A small conductor is charged, this is nothing but a large-headed pin insulated by inserting it at the end of a rod of Spanish wax (Fig. 4). This pin is introduced through the hole m and touches the ball b, which is in contact with ball a. Upon removing the pin the two balls are charged with the same nature of charge and separate from each other by a distance that can be measured by lining up the suspension thread and the center of the ball a with the corresponding division m the ZOQ scale. The index of the micrometer is now turned in the sense pno; the suspension thread lP is thus twisted and a torsional force proportional to the angle of twist is product which tends to pull the ball a toward the ball b. Comparing the torsional force with the distance between the two balls, the law of repulsion is determinated. Here, I intend only to carry out some trials which are easily reproduced, and which will make evident the law of repulsion.
First Trial. Having charged the two balls with the head of the Pin with the micrometer index set at O, the ball a of the needle is separated from the ball t by 36 degrees.
Second Trial. Turning the suspension thread through 126 degrees by means of the knob O of the micrometer, the two balls are found separated and at rest at 18 degrees from one another.
Third Trial. After turning the suspension thread through 567 degrees, the two balls are separated by 8 degrees and a half.
Explanation and Result of This Experiment
When the balls are not charged they touch each other and the center of ball a, held in place by the needle, is not displaced by more than half the diameters of the two balls from the point where the torque due to the suspension thread is negligible. It is worthwhile to note here that the silver thread lP which provides suspension is 28 inches long, and so thin that a foot of it is not heavier than 1/16 grain. To calculate the force necessary to twist this thread., by acting on the point a which is four inches away from the wire (lP) or from the center of suspension, I have found by using the formulas explained in a paper on the laws of torsion in metal threads, published in the volume of the Academy for 1784, that to twist this thread through 360 degrees it is necessary to apply at point a, a force of 1/340 grain to operate the lever aP which is four inches; since the torsional forces are proportional to the angle of twist, the least repulsive force between the two balls will cause a marked separation one from the other, as proved in the aforementioned paper.

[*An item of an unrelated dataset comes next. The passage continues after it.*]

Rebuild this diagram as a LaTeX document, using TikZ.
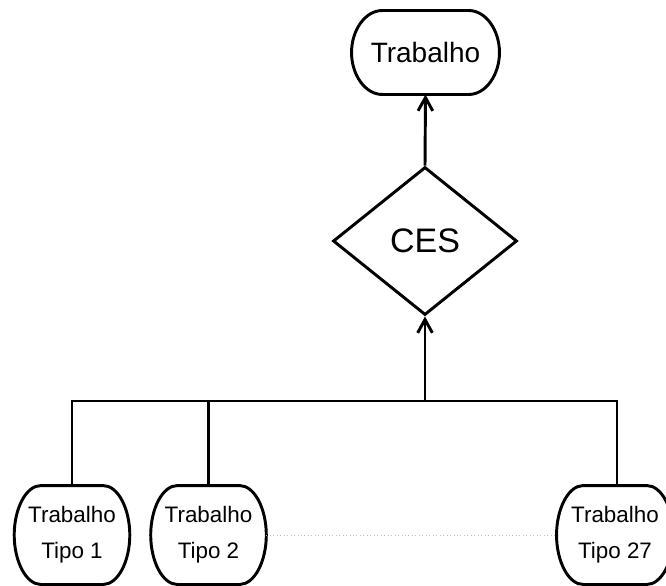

In our first trial we found that where the index of the micrometer is over the point O, the balls are separated 36 degrees, which therefore produces a torsional force of 36° = 1/3400 grain; in the second trial the distance between the balls is 18 degrees, but since the micrometer has been turned through 126degrees, it follows that at a distance of 18 degrees the repulsive force is equivalent to 144 degrees. That is, at half the first separation the repulsion of the balls is four times as great.
In the third trial the suspension thread was turned 567 degrees, and the two balls were only 8 ½ degrees apart, the total torsion is therefore 576 degrees; four times that of the second trial, and the distance between the balls lacked only half a degree of being decreased to half of that at which it stood in the second trial.
It results, then, from these three that two balls charged with the same type of electricity exert a repulsive force on each other, inversely proportional to the square of the distance between them.